Booster Shots Hitch: Some May Miss Planned Sept. 20 Start
The FDA and CDC are awaiting critical data before signing off on the third doses, with Moderna’s vaccine increasingly seen as unlikely to make the Sept. 20 date.
President Joe Biden’s plans to start delivery of booster shots by Sept. 20 for most Americans who received COVID-19 vaccines are facing new complications that could delay the availability for those who received the Moderna vaccine.
Biden announced last month that his administration was preparing to administer boosters for all Americans who received most vaccines in an effort to provide more enduring protection against the coronavirus, pending approvals from the Centers for Disease Control and Prevention and the Food and Drug Administration.
But those agencies are awaiting critical data before signing off on the third doses, with Moderna’s vaccine increasingly seen as unlikely to make the Sept. 20 date.
According to one official, Moderna produced inadequate data for the FDA and CDC to recommend the third dose of its vaccine and FDA has requested additional data that is likely to delay those boosters into October.
Pfizer, which is further along in the review process, in part because of data collected from the vaccine’s use in Israel, is still expected to be approved for a third dose for all by Sept. 20. A key FDA panel is to review Pfizer’s data on boosters on Sept. 17.
Dr.

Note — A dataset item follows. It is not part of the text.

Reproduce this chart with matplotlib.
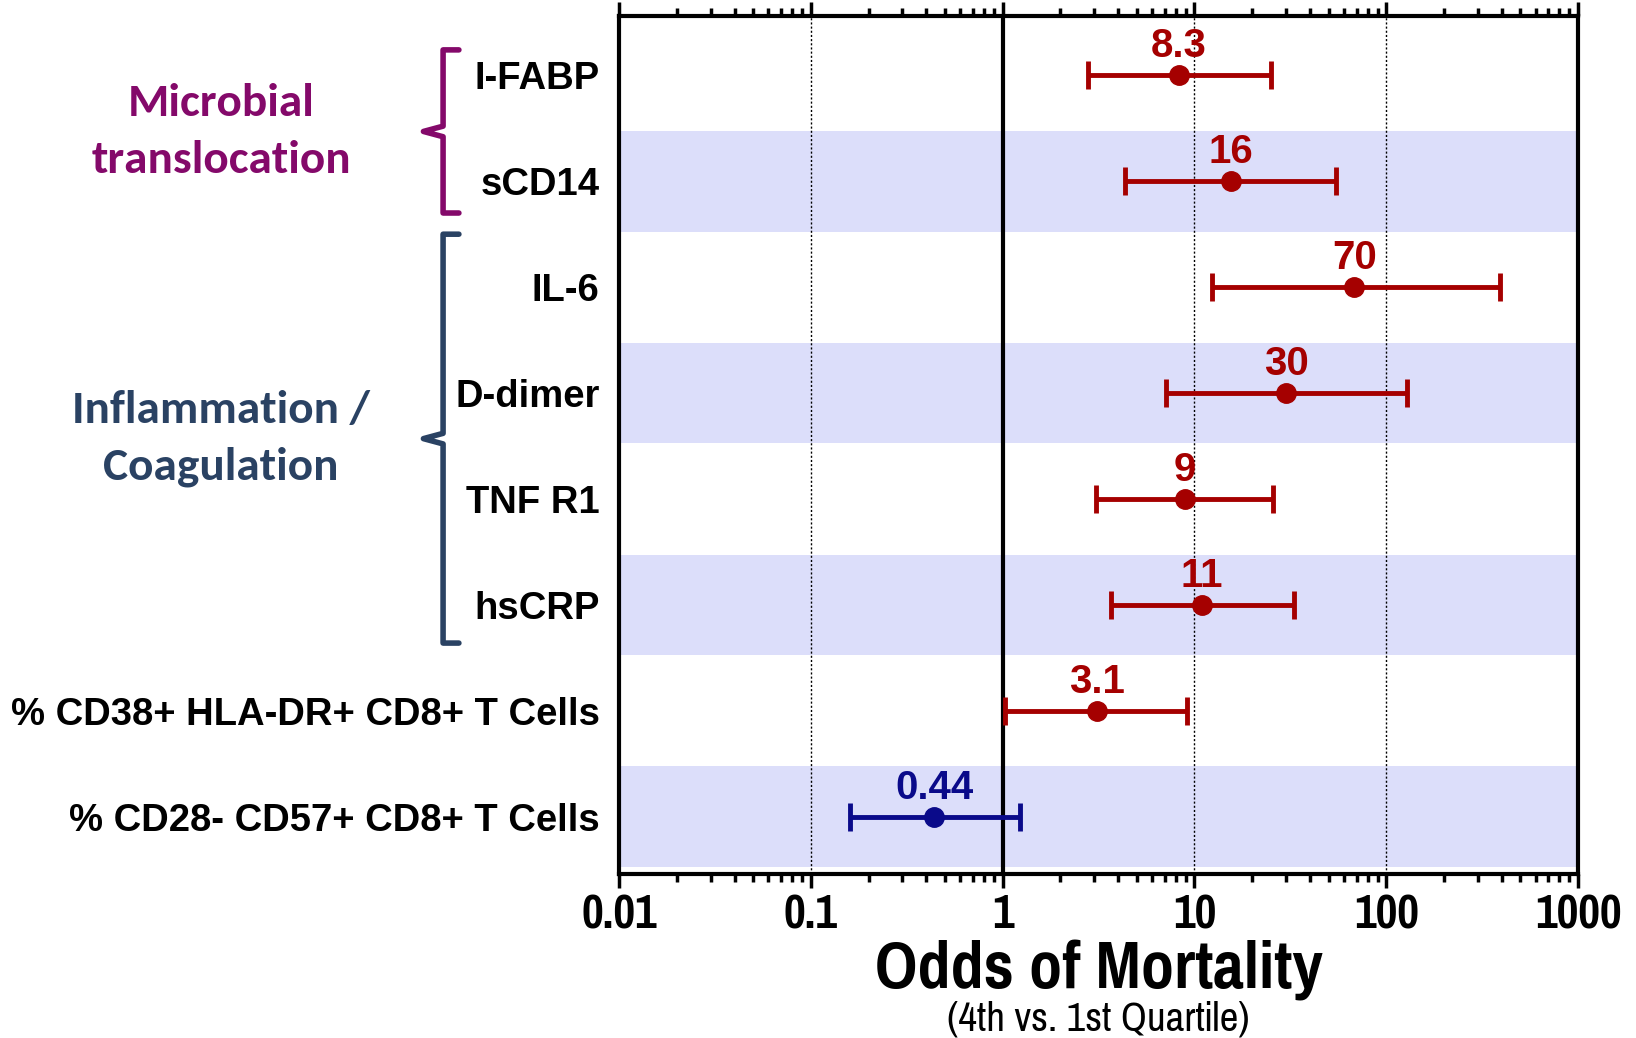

Anthony Fauci, the U.S. government’s top infectious disease expert, told CBS’ “Face the Nation” Sunday that it is still the Biden administration’s plan “in some respects” to begin the third doses the week of Sept. 20, pending approval by the FDA.
The administration had hoped that both Pfizer and Moderna booster shots would be rolled out at that time. But Fauci said it is “conceivable” that for Moderna’s, there might be “at most a couple of weeks, a few weeks delay, if any,” while the company provides more data to the FDA on the booster’s efficacy.
Biden on Aug. 18 touted boosters as a protection against the virus’ more transmissible delta variant, and said Americans should consider getting a booster eight months after their second shot.
Ron Klain, Biden’s chief of staff, said Sunday the administration had always made clear that Sept. 20 was a target date, and “No one’s going to get boosters until the FDA says they’re approved.”
Klain told CNN: “We’re ready to go once the science says go.”